Sample statistics are used to estimate population parameters. The accuracy of these estimates depends on how representative the sample is of the population and the size of the sample.

Margin of Error and Confidence Interval

The margin of error quantifies the uncertainty in an estimate from a sample. A confidence interval provides a range of values within which the population parameter is likely to fall.

Margin of Error (M.E.): The maximum expected difference between the statistic and the parameter.
Confidence Interval: An interval estimate, typically expressed as:

Process of Statistics

The process of conducting a statistical study involves several key steps:

State the goal of the study.
Choose a representative sample from the population.
Collect raw data from the sample and summarize it.
Use the sample statistics to infer information about the population.
Draw conclusions and communicate results.

Flowchart of the statistical process: start, population, sample, population characteristic, sample statistic

Example Problem

Suppose the U.S. Labor Department surveys 60,000 households to estimate the unemployment rate.

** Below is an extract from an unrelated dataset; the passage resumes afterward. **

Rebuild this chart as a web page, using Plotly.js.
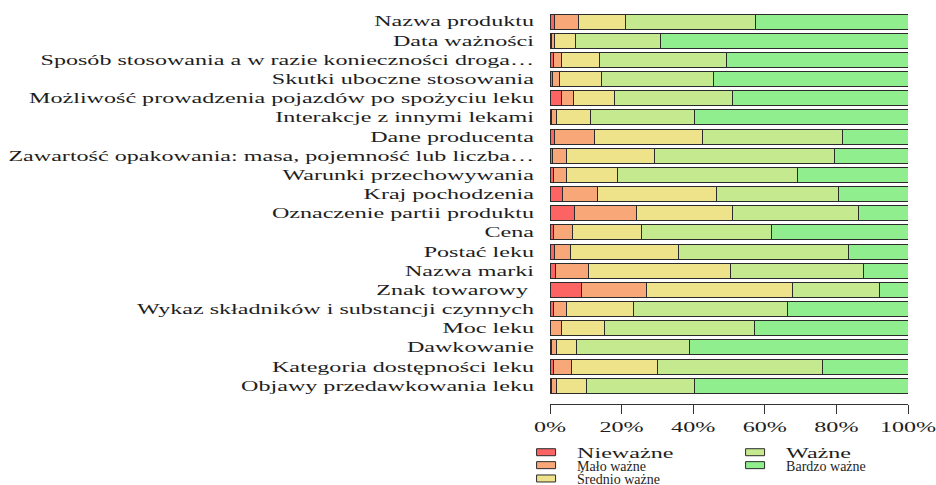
<!DOCTYPE html>
<html>
<head>
<meta charset="utf-8">
<script src="https://cdn.plot.ly/plotly-3.0.1.min.js"></script>
<style>
html,body{margin:0;padding:0;background:#fff;}
#chart{width:936px;height:485px;}
</style>
</head>
<body>
<div id="chart"></div>
<script>
const categories = [
  "Nazwa produktu",
  "Data ważności",
  "Sposób stosowania a w razie konieczności droga…",
  "Skutki uboczne stosowania",
  "Możliwość prowadzenia pojazdów po spożyciu leku",
  "Interakcje z innymi lekami",
  "Dane producenta",
  "Zawartość opakowania: masa, pojemność lub liczba…",
  "Warunki przechowywania",
  "Kraj pochodzenia",
  "Oznaczenie partii produktu",
  "Cena",
  "Postać leku",
  "Nazwa marki",
  "Znak towarowy\u00a0",
  "Wykaz składników i substancji czynnych",
  "Moc leku",
  "Dawkowanie",
  "Kategoria dostępności leku",
  "Objawy przedawkowania leku"
];
const seriesNames = ["Nieważne", "Mało ważne", "Średnio ważne", "Ważne", "Bardzo ważne"];
const niewazne  = [1.2, 0.4, 1.0, 0.6, 3.2, 0.4, 1.2, 0.8, 1.0, 3.5, 6.8, 1.0, 1.3, 1.4, 8.9, 1.0, 0.0, 0.4, 1.0, 0.4];
const maloWazne = [6.8, 0.8, 2.1, 2.0, 3.5, 1.4, 11.3, 3.7, 3.5, 9.9, 17.4, 5.3, 4.5, 9.4, 18.1, 3.5, 3.2, 1.4, 4.9, 1.4];
const srednio   = [13.1, 5.9, 10.8, 11.7, 11.3, 9.5, 30.1, 24.6, 14.3, 33.1, 26.9, 19.3, 30.1, 39.5, 40.8, 18.8, 12.1, 5.5, 24.1, 8.4];
const wazne     = [36.3, 23.7, 35.3, 31.4, 33.1, 29.1, 39.1, 50.3, 50.4, 34.2, 35.1, 36.3, 47.6, 37.2, 24.2, 43.1, 41.7, 31.8, 46.0, 30.2];
const bardzo    = [42.6, 69.2, 50.8, 54.3, 48.9, 59.6, 18.3, 20.6, 30.8, 19.3, 13.8, 38.1, 16.5, 12.5, 8.0, 33.6, 43.0, 60.9, 24.0, 59.6];
const tickVals  = [0, 20, 40, 60, 80, 100];
const tickText  = ["0%", "20%", "40%", "60%", "80%", "100%"];

const colors = ["#FC6464", "#F8A878", "#EEE38A", "#C5E98E", "#90EE8F"];
const legendIds = ["legend", "legend2", "legend3", "legend", "legend2"];
const values = [niewazne, maloWazne, srednio, wazne, bardzo];

const FONT = "Liberation Serif, Times New Roman, serif";

const traces = values.map((v, i) => ({
  type: "bar",
  orientation: "h",
  name: seriesNames[i],
  x: v,
  y: categories,
  legend: legendIds[i],
  marker: {color: colors[i], line: {color: "#2b2b2b", width: 1}},
  hoverinfo: "name+x"
}));

function legendCfg(y) {
  return {
    orientation: "h",
    traceorder: "normal",
    xanchor: "left",
    yanchor: "middle",
    x: -0.064,
    y: y,
    itemwidth: 40,
    entrywidth: 154,
    entrywidthmode: "pixels",
    bgcolor: "rgba(0,0,0,0)",
    borderwidth: 0,
    font: {family: FONT, size: 14, color: "#1e1e1e"}
  };
}

const layout = {
  width: 936,
  height: 485,
  font: {family: FONT, size: 14, color: "#1e1e1e"},
  margin: {l: 550, r: 28, t: 12, b: 81, autoexpand: false},
  paper_bgcolor: "#ffffff",
  plot_bgcolor: "#ffffff",
  barmode: "stack",
  bargap: 0.22,
  showlegend: true,
  legend: legendCfg(-0.124),
  legend2: legendCfg(-0.157),
  legend3: legendCfg(-0.191),
  xaxis: {
    range: [0, 100],
    tickvals: tickVals,
    ticktext: tickText,
    showgrid: false,
    zeroline: false,
    showline: true,
    linecolor: "#333",
    linewidth: 1,
    ticks: "outside",
    ticklen: 9,
    tickwidth: 1,
    tickcolor: "#333",
    ticklabelstandoff: 1,
    tickfont: {family: FONT, size: 14, color: "#1e1e1e"},
    fixedrange: true
  },
  yaxis: {
    type: "category",
    categoryorder: "array",
    categoryarray: categories,
    range: [19.95, -0.5],
    showgrid: false,
    zeroline: false,
    showline: false,
    ticks: "",
    ticklabelstandoff: 15,
    tickfont: {family: FONT, size: 14, color: "#1e1e1e"},
    fixedrange: true
  }
};

function stretchTexts() {
  const sel = document.querySelectorAll('#chart .ytick text, #chart .xtick text, #chart .legendtext');
  sel.forEach(t => {
    const key = t.textContent + '|' + (t.getAttribute('style') || '');
    if (t.getAttribute('data-str') === key) return;
    t.removeAttribute('textLength');
    const w = t.getComputedTextLength();
    if (w > 0) {
      t.setAttribute('textLength', (w * 1.72).toFixed(1));
      t.setAttribute('lengthAdjust', 'spacingAndGlyphs');
      t.setAttribute('data-str', key);
    }
  });
  document.querySelectorAll('#chart .legendpoints path').forEach(p => {
    if (p.getAttribute('d') !== 'M3.5,3.5H-15.5V-3.5H3.5Z') {
      p.setAttribute('d', 'M3.5,3.5H-15.5V-3.5H3.5Z');
    }
  });
}

const chartEl = document.getElementById('chart');
const observer = new MutationObserver(() => { stretchTexts(); });
observer.observe(chartEl, {childList: true, subtree: true, characterData: true});

Plotly.newPlot('chart', traces, layout, {displayModeBar: false, staticPlot: true}).then(() => {
  stretchTexts();
  let n = 0;
  const iv = setInterval(() => { stretchTexts(); if (++n > 80) clearInterval(iv); }, 10);
  requestAnimationFrame(stretchTexts);
});
</script>
</body>
</html>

Here, the population is the civilian labor force, the sample is the 60,000 households, the parameter is the actual unemployment rate, and the statistic is the percentage of unemployed people in the sample.

Section 1.2: Sampling

Importance of Sampling

Sampling is essential because it is often impractical or impossible to collect data from an entire population. A well-chosen sample allows researchers to make valid inferences about the population.

Census: A study that collects data from every member of the population.
Representative Sample: A sample that accurately reflects the characteristics of the population.

Bias in Sampling

Bias occurs when a sample is not representative of the population, often due to poor sampling methods or non-random selection. Biased samples can lead to incorrect conclusions.

Sampling Methods

Simple Random Sample: Every member of the population has an equal chance of being selected.
Stratified Sample: The population is divided into subgroups (strata), and a random sample is taken from each stratum.
Cluster Sample: The population is divided into clusters, some clusters are randomly selected, and all members of selected clusters are included.
Systematic Sample: Every nth member of the population is selected after a random starting point.
Convenience Sample: The sample is chosen based on ease of access; often leads to bias.

Things to Remember about Sampling

A successful study requires a representative sample.
Biased samples can lead to invalid conclusions.
Random sampling methods are preferred to minimize bias.

Example Problems: Identifying Sampling Methods

Given various scenarios, students are asked to identify the sampling method used (e.g., cluster, stratified, convenience, simple random, systematic) and to evaluate the quality of the sample.

Section 1.3: Types of Statistical Studies

Observational Studies vs. Experiments

Statistical studies can be classified as either observational studies or experiments. The distinction is based on whether the researcher actively manipulates variables or simply observes existing conditions.

Observational Study: The researcher observes and records data without influencing the subjects.
Experiment: The researcher applies a treatment to subjects and observes the effects.

Variables

Variable: Any item or quantity that can take on different values.
Explanatory Variable: The variable that is manipulated or categorized to observe its effect.
Response Variable: The outcome measured in the study.

Types of Observational Studies

Retrospective Study: Data are collected from the past (e.g., records, interviews).
Prospective Study: Data are collected in the future from groups sharing common factors.

Experimental Design

Treatment Group: The group receiving the treatment.
Control Group: The group not receiving the treatment, used for comparison.
Confounding Variable: An outside variable that can affect the results, making it difficult to determine the effect of the explanatory variable.

The Placebo Effect and Blinding

Placebo Effect: Improvement resulting from the belief in the treatment rather than the treatment itself.
Single-Blind Study: Subjects do not know whether they are in the treatment or control group.
Double-Blind Study: Neither the subjects nor the experimenters know who is in the treatment or control group.

Meta-Analysis

Meta-analysis is a statistical technique that combines results from multiple studies to identify patterns or overall effects.

Common Issues in Experimental Design

Bias due to non-random assignment or lack of blinding.
Confounding variables that obscure causal relationships.
Placebo effects that can influence outcomes.

Example Applications

Examples include studies on the effects of music on test performance, the impact of magnets on pain relief, and the influence of media coverage on public opinion. Each example illustrates the importance of proper sampling, control groups, and awareness of confounding variables.